[Start SOURCE MATERIAL]

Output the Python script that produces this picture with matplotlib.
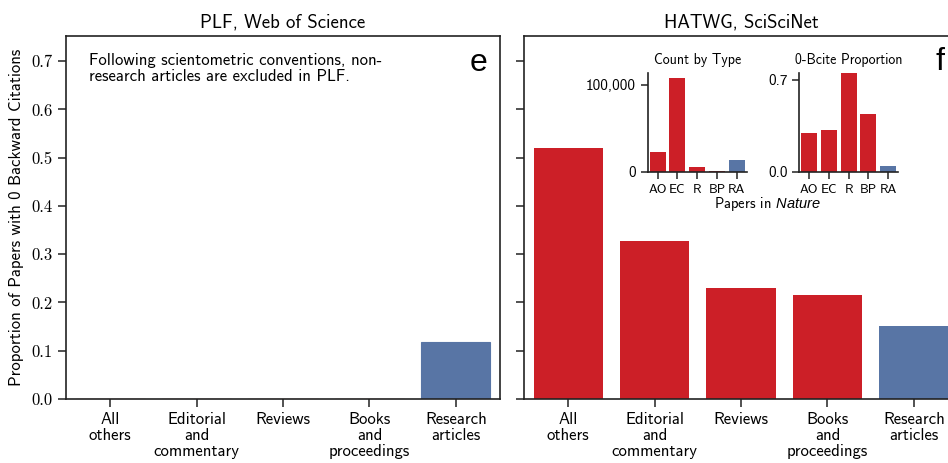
import matplotlib
matplotlib.use("Agg")
import matplotlib.pyplot as plt

# ---------------- data ----------------
categories = ["All\nothers", "Editorial\nand\ncommentary", "Reviews",
              "Books\nand\nproceedings", "Research\narticles"]
plf_values = [0.0, 0.0, 0.0, 0.0, 0.118]
hatwg_values = [0.520, 0.327, 0.230, 0.215, 0.151]

inset_labels = ["AO", "EC", "R", "BP", "RA"]
count_values = [22700, 108000, 5400, 600, 13500]
zero_bcite_values = [0.295, 0.318, 0.753, 0.440, 0.044]

main_yticks = [0.0, 0.1, 0.2, 0.3, 0.4, 0.5, 0.6, 0.7]
main_yticklabels = ["0.0", "0.1", "0.2", "0.3", "0.4", "0.5", "0.6", "0.7"]
count_yticks = [0, 100000]
count_yticklabels = ["0", "100,000"]
prop_yticks = [0.0, 0.7]
prop_yticklabels = ["0.0", "0.7"]

RED = "#CC1F27"
BLUE = "#5875A5"
colors = [RED, RED, RED, RED, BLUE]

# ---------------- style ----------------
plt.rcParams["font.family"] = ["cmss10", "DejaVu Sans"]
plt.rcParams["mathtext.fontset"] = "custom"
plt.rcParams["mathtext.it"] = "Liberation Sans:italic"
plt.rcParams["mathtext.rm"] = "Liberation Sans"
SPINE = "#222222"

W, H = 948, 463
fig = plt.figure(figsize=(W / 100, H / 100), dpi=100)


def px_axes(x0, y0, x1, y1):
    return fig.add_axes([x0 / W, (H - y1) / H, (x1 - x0) / W, (y1 - y0) / H])


ax1 = px_axes(66, 36, 500, 399)
ax2 = px_axes(524, 36, 958, 399)

xs = list(range(len(categories)))

ax1.bar(xs, plf_values, width=0.8, color=colors, edgecolor=colors, linewidth=0.8)
ax2.bar(xs, hatwg_values, width=0.8, color=colors, linewidth=0)

for ax in (ax1, ax2):
    ax.set_xlim(-0.51, 4.51)
    ax.set_ylim(0, 0.752)
    ax.set_xticks(xs, labels=categories, linespacing=1.08, fontsize=12)
    ax.set_yticks(main_yticks)
    ax.tick_params(direction="out", length=5.5, width=1.1, color=SPINE, pad=4)
    for s in ax.spines.values():
        s.set_color(SPINE)
        s.set_linewidth(1.2)

ax1.set_yticklabels(main_yticklabels, fontfamily="cmr10", fontsize=12)
ax2.set_yticklabels([])

ax1.set_ylabel("Proportion of Papers with 0 Backward Citations", fontsize=12)
ax1.yaxis.set_label_coords(-0.097, 0.5)

ax1.set_title("PLF, Web of Science", fontsize=13.5)
ax2.set_title("HATWG, SciSciNet", fontsize=13.5)

ax1.text(0.054, 0.952,
         "Following scientometric conventions, non-\nresearch articles are excluded in PLF.",
         transform=ax1.transAxes, fontsize=12, linespacing=1.03, va="top", ha="left")

ax1.text(0.972, 0.9036, "e", transform=ax1.transAxes, fontsize=23,
         family="Liberation Sans", ha="right", va="baseline")
ax2.text(0.968, 0.906, "f", transform=ax2.transAxes, fontsize=23,
         family="Liberation Sans", ha="right", va="baseline")

# ---------------- insets ----------------
in1 = px_axes(647.7, 73, 746.7, 171.7)
in2 = px_axes(799.3, 73, 898.0, 171.7)

in1.bar(xs, count_values, width=0.8, color=colors, linewidth=0)
in1.set_ylim(0, max(count_values) * 1.05)
in1.set_yticks(count_yticks, labels=count_yticklabels, fontsize=11)
in1.set_title("Count by Type", fontsize=10, pad=6.5)

in2.bar(xs, zero_bcite_values, width=0.8, color=colors, linewidth=0)
in2.set_ylim(0, 0.753)
in2.set_yticks(prop_yticks, labels=prop_yticklabels, fontsize=11)
in2.set_title("0-Bcite Proportion", fontsize=10, pad=6.5)

for ax in (in1, in2):
    ax.set_xlim(-0.5, 4.5)
    ax.set_xticks(xs, labels=inset_labels, fontsize=9.5)
    ax.spines["top"].set_visible(False)
    ax.spines["right"].set_visible(False)
    for s in ("left", "bottom"):
        ax.spines[s].set_color(SPINE)
        ax.spines[s].set_linewidth(1.2)
    ax.tick_params(direction="out", length=5, width=1.1, color=SPINE, pad=3.5)
    ax.patch.set_alpha(0)

fig.text(767 / W, (H - 208) / H, r"Papers in $\mathit{Nature}$", fontsize=10.5,
         ha="center", va="baseline")

fig.savefig("out.png", dpi=100)
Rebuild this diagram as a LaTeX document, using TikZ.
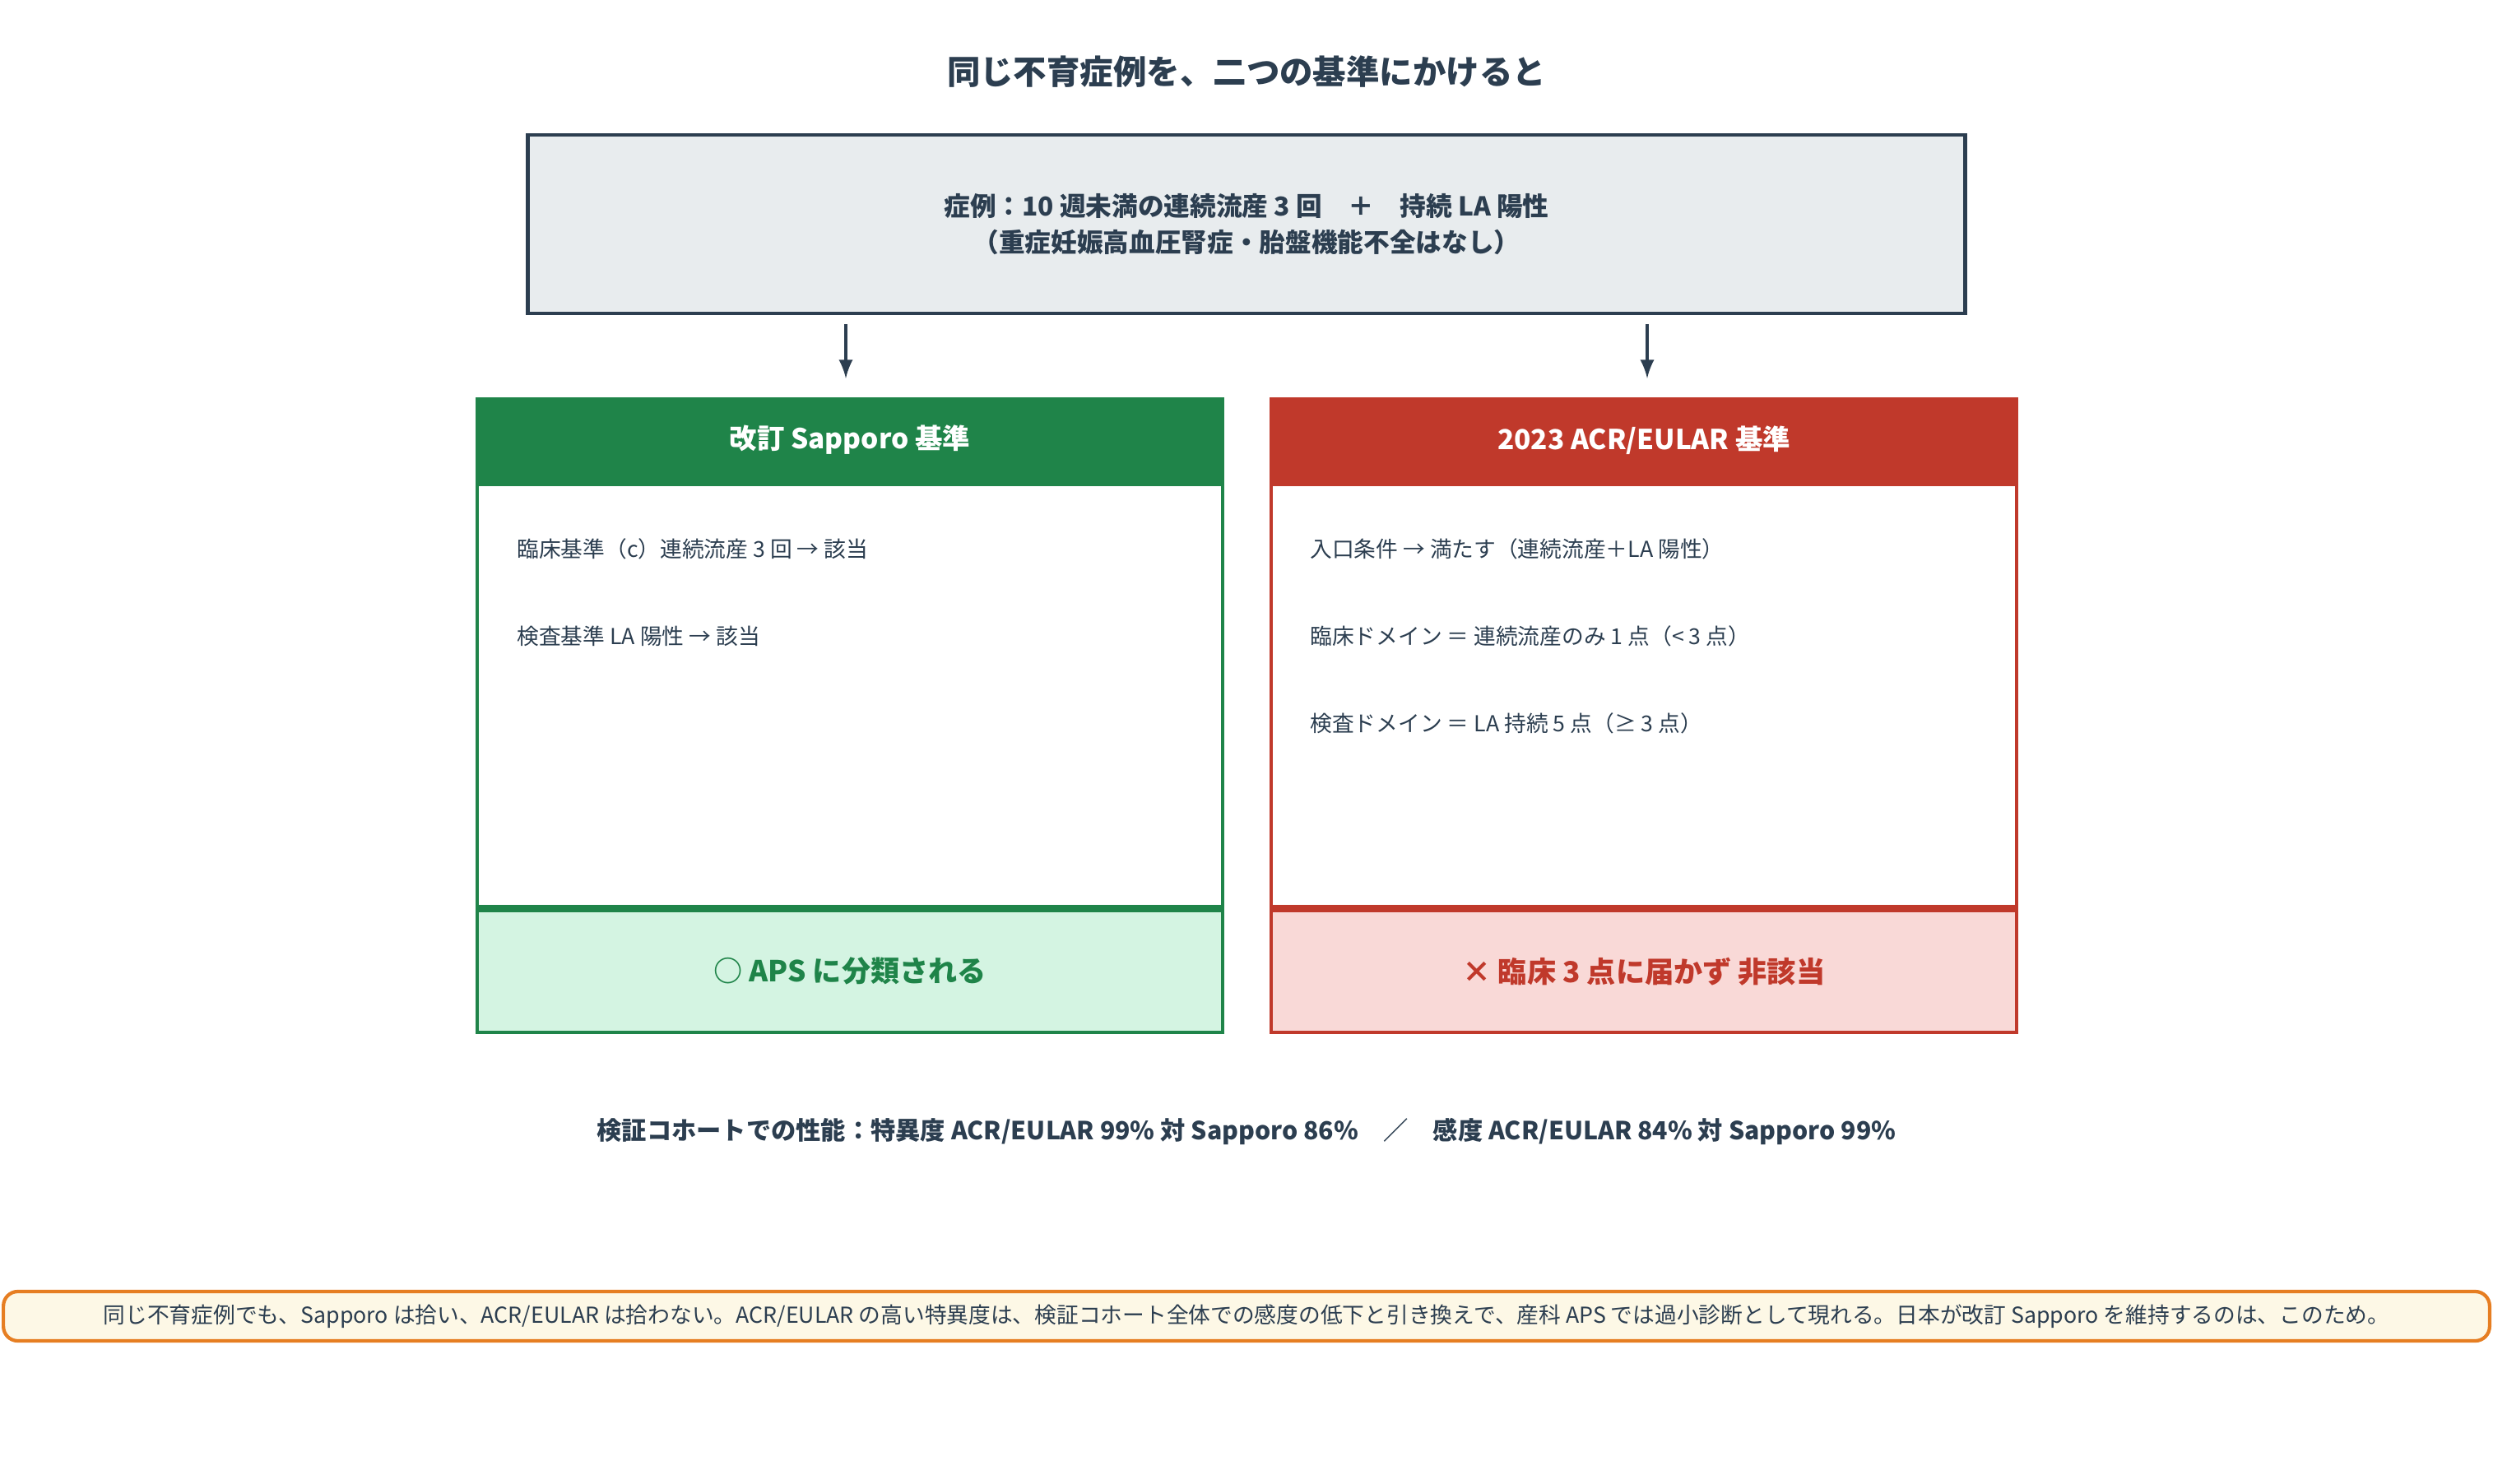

[End SOURCE MATERIAL]

* **WHAT THE TASK REQUIRES**: Pictures excluded, repeat the records exactly from their opening line through the line containing "hatwg_values = [0.520, 0.327, 0.230, 0.215, 0.151]".

* **OUTPUT FOR THIS EXERCISE**:
Output the Python script that produces this picture with matplotlib.
import matplotlib
matplotlib.use("Agg")
import matplotlib.pyplot as plt

# ---------------- data ----------------
categories = ["All\nothers", "Editorial\nand\ncommentary", "Reviews",
              "Books\nand\nproceedings", "Research\narticles"]
plf_values = [0.0, 0.0, 0.0, 0.0, 0.118]
hatwg_values = [0.520, 0.327, 0.230, 0.215, 0.151]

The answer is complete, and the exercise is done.